Thursday, March 12, 2009

The Power of Three

We have a guy at the club I play for who is an opener, but occasionally is happy to bat down the order. Only problem is that through superstition or whatever, he won't ever bat at number three. That's fine - we're not in a league, it's Sunday afternoon semi-serious social cricket, so we can afford to pander to the odd, inexplicable whim.

So what's KP's excuse?

Lets leave aside Alistair 'I've just scored a ton against a Minor County attack so I'm safe for another year' Cook for now - the big hole in the England batting at the moment is at first down. Imagine the opposition bowlers reaction. They've busted a gut to get one of the openers out and then see Bell or Shah walking out. They're going to think 'hey, we're in with a chance here'. You wouldn't have that level of confidence if it were KP walking out.

1 comment:

Anonymous said...

My feeling is that for test cricket you should pick an opener for No.3
At least half ther time he'll be doing an openers job, and on those occasions when he isn't, you've got less of a problem anyway.
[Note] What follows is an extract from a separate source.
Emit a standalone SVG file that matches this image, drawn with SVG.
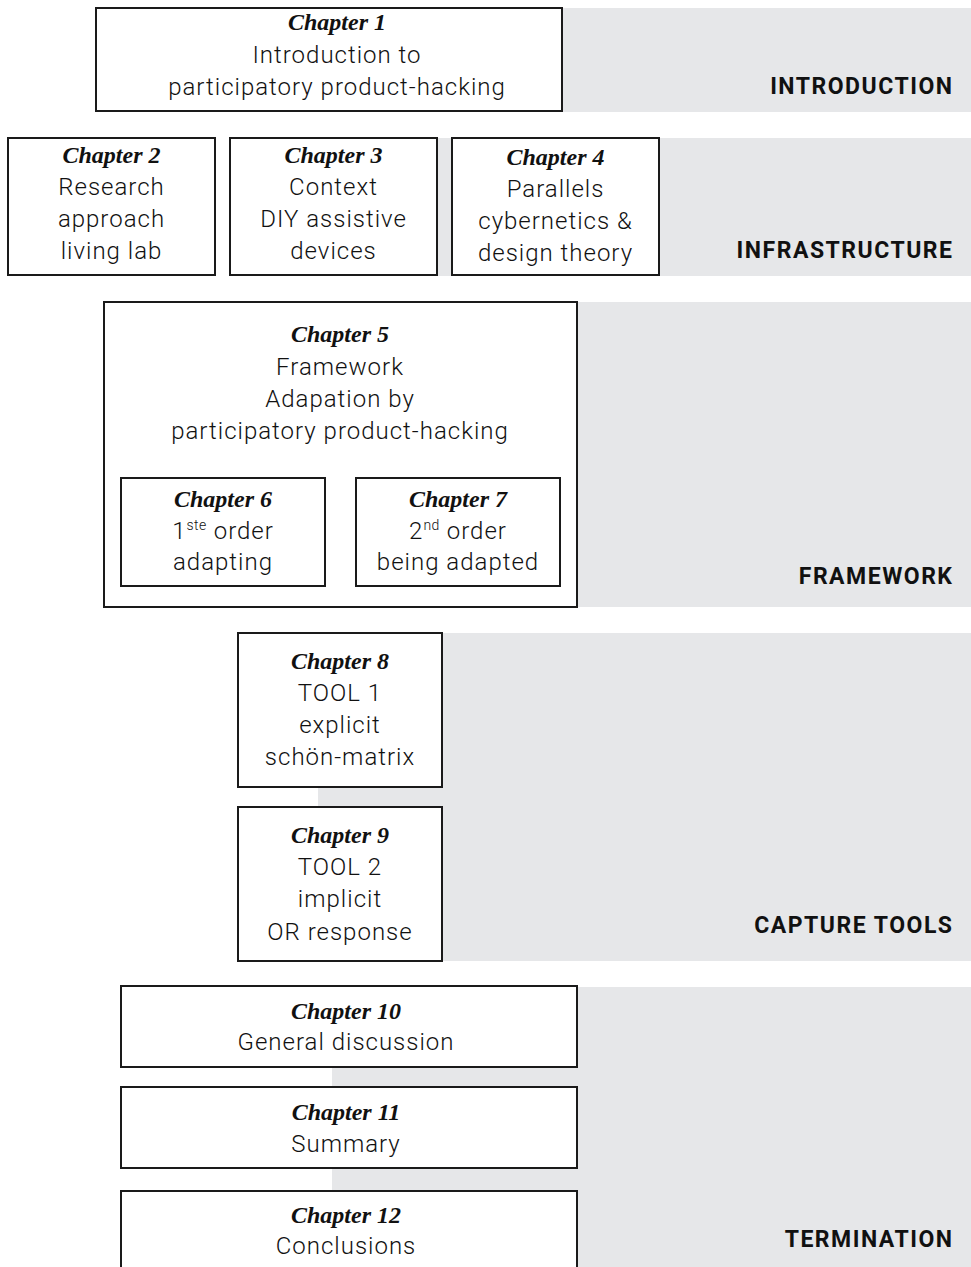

My other feeling is that batters aren't half ponces. Can you imagine a bowler getting away with saying "I can only bowl if I come on second change"??
Bowlers need to perform when called-upon according to the match situation. The same logic would say that, at the fall of a wicket, the captain should choose who goes in next based on the requirements at the time (quick runs, defence, left/right combo), not based on superstition and lucky numbers. Clearly this need not be a spur-of-the-moment whim, but I really have never understood why it simply isn't possible for a couple of batters to be padded & ready as a partnership in the middle develops, with one then able to "stand down" (ie re-join the card school) when it becomes evident that his skills aren't the ones which will be needed next.